The Roaring 20's
A time of Jazz and Prohibition
The 1920s were marked by economic prosperity, advances in technology and culture, and changing social roles.
Prohibition
During Prohibition, the manufacture, transportation, and sale of alcoholic beverages were illegal. Prohibition was supposed to lower crime and corruption, lower taxes needed to support prisons and poorhouses, and improve health and hygiene in America. Instead, Alcohol became more dangerous to consume, organized crime blossomed, and courts and prisons systems became overloaded.
Famous People of the 20's
F. Scott Fitzgerald
A novelist and chronicler that coined the term "Jazz Age". He is famous for depicting the 20's in "The Great Gatsby".
Charles Lindbergh
An American pilot famous for the first solo, non-stop flight from New York to Paris in 1927 in the Spirit of St. Louis.
Al Capone
A leader of organized crime in Chicago in the late 1920s.
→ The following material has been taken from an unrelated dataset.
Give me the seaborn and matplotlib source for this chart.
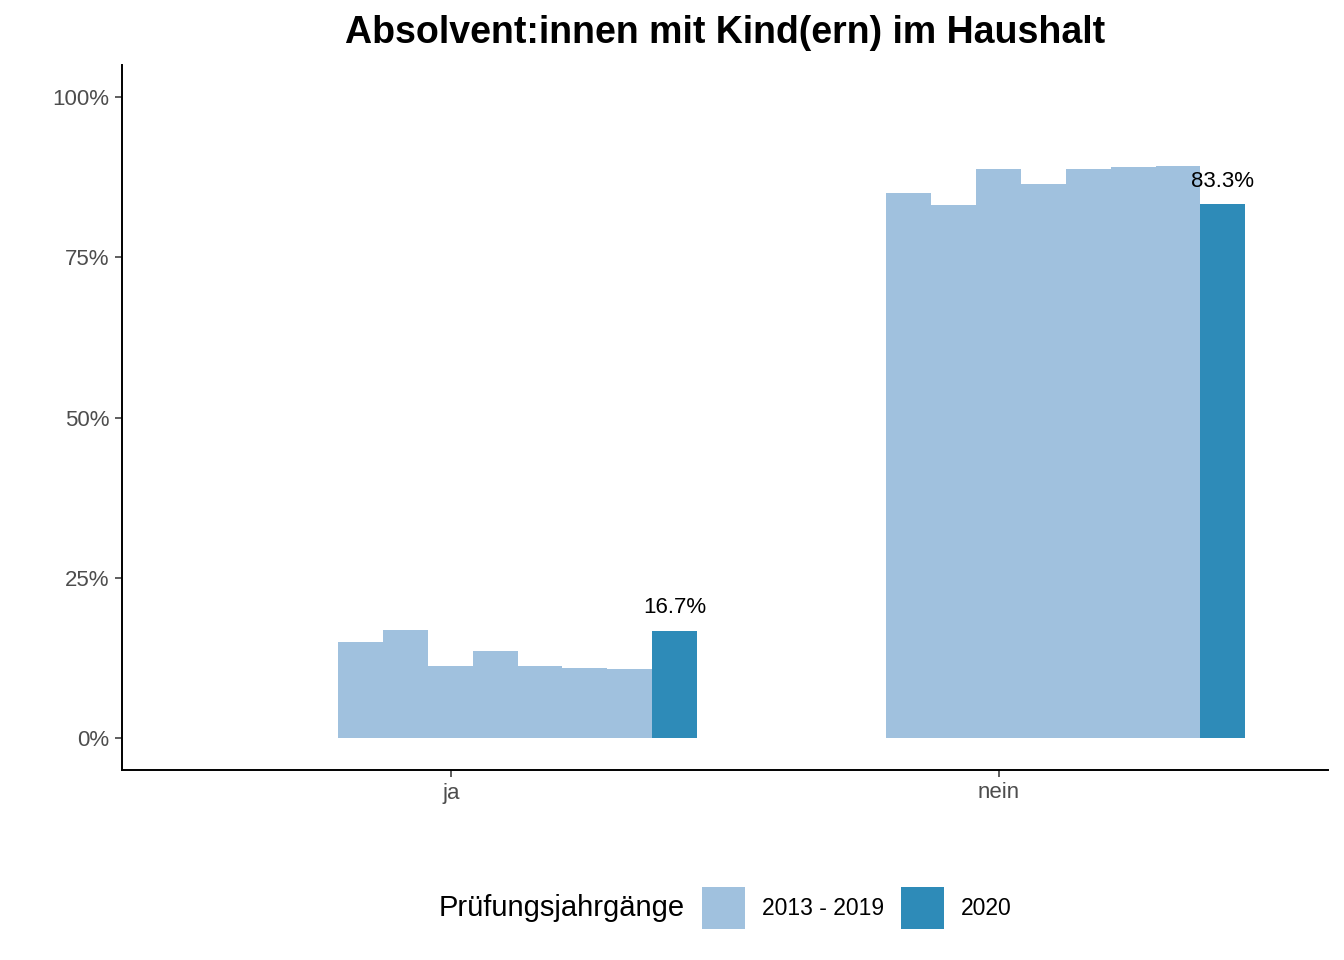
import numpy as np
import pandas as pd
import seaborn as sns
import matplotlib
matplotlib.use("Agg")
import matplotlib.pyplot as plt
from matplotlib.patches import Patch
from matplotlib.ticker import PercentFormatter

# ---- data ----
categories = ["ja", "nein"]
years = ["2013", "2014", "2015", "2016", "2017", "2018", "2019", "2020"]
ja_values = [14.9, 16.9, 11.3, 13.5, 11.3, 10.9, 10.8, 16.7]
nein_values = [85.1, 83.1, 88.7, 86.5, 88.7, 89.1, 89.2, 83.3]
legend_labels = ["2013 - 2019", "2020"]
colors = ["#a0c1de", "#2e8bb8"]

sns.set_theme(style="white")
plt.rcParams["font.family"] = ["Liberation Sans", "DejaVu Sans"]

# build long table; bars are dodged to the right of each category tick
step = 0.0819
first = -0.165
rows = []
for ci, (cat, vals) in enumerate(zip(categories, [ja_values, nein_values])):
    for k, (yr, v) in enumerate(zip(years, vals)):
        rows.append({
            "pos": ci + first + k * step,
            "value": v / 100.0,
            "group": legend_labels[1] if yr == "2020" else legend_labels[0],
            "year": yr,
        })
df = pd.DataFrame(rows)

fig = plt.figure(figsize=(13.44, 9.6), dpi=100)
ax = fig.add_axes([122 / 1344, 1 - 770 / 960, (1328 - 122) / 1344, (770 - 65) / 960])

sns.barplot(data=df, x="pos", y="value", hue="group", native_scale=True,
            dodge=False, width=1.0, palette=colors, hue_order=legend_labels,
            errorbar=None, saturation=1, linewidth=0, edgecolor="none",
            legend=False, ax=ax)

ax.set_xlim(-0.6, 1.6)
ax.set_ylim(-0.05, 1.05)
ax.set_xticks([0, 1])
ax.set_xticklabels(categories)
ax.set_yticks([0, 0.25, 0.5, 0.75, 1.0])
ax.yaxis.set_major_formatter(PercentFormatter(xmax=1, decimals=0))
ax.set_xlabel("")
ax.set_ylabel("")

for side in ["top", "right"]:
    ax.spines[side].set_visible(False)
for side in ["left", "bottom"]:
    ax.spines[side].set_color("black")
    ax.spines[side].set_linewidth(1.4)

ax.tick_params(axis="both", which="major", length=5, width=1.1, color="#333333",
               labelsize=16, labelcolor="#4d4d4d", pad=4, left=True, bottom=True)

# labels for 2020 bars
d20 = df[df["year"] == "2020"]
for _, r in d20.iterrows():
    ax.annotate(f"{r['value'] * 100:.1f}%", xy=(r["pos"], r["value"]),
                xytext=(0, 9), textcoords="offset points",
                ha="center", va="bottom", fontsize=16, color="black")

ax.set_title("Absolvent:innen mit Kind(ern) im Haushalt", fontsize=27,
             fontweight="bold", pad=16, color="black")

# legend at bottom
fig.text(685 / 1344, 1 - 908 / 960, "Prüfungsjahrgänge", ha="right", va="center",
         fontsize=21, color="black")
handles = [Patch(facecolor=c, edgecolor="none") for c in colors]
fig.legend(handles, legend_labels, loc="center left",
           bbox_to_anchor=(702 / 1344, 1 - 908 / 960), ncol=2, frameon=False,
           fontsize=16.5, handlelength=1.88, handleheight=2.48,
           handletextpad=0.74, columnspacing=0.74, borderpad=0, borderaxespad=0,
           labelcolor="black")

fig.savefig("out.png", dpi=100)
Most famous gangster involved in gambling, the illegal sale of alcohol, and prostitution.
The Harlem Renaissance
Originally called the New Negro Movement, the Harlem Renaissance was a literary and intellectual flowering that fostered a new black cultural identity in the 1920s and 1930s. With racism still rampant and economic opportunities scarce, creative expression was one of the few avenues available to African Americans in the early twentieth century.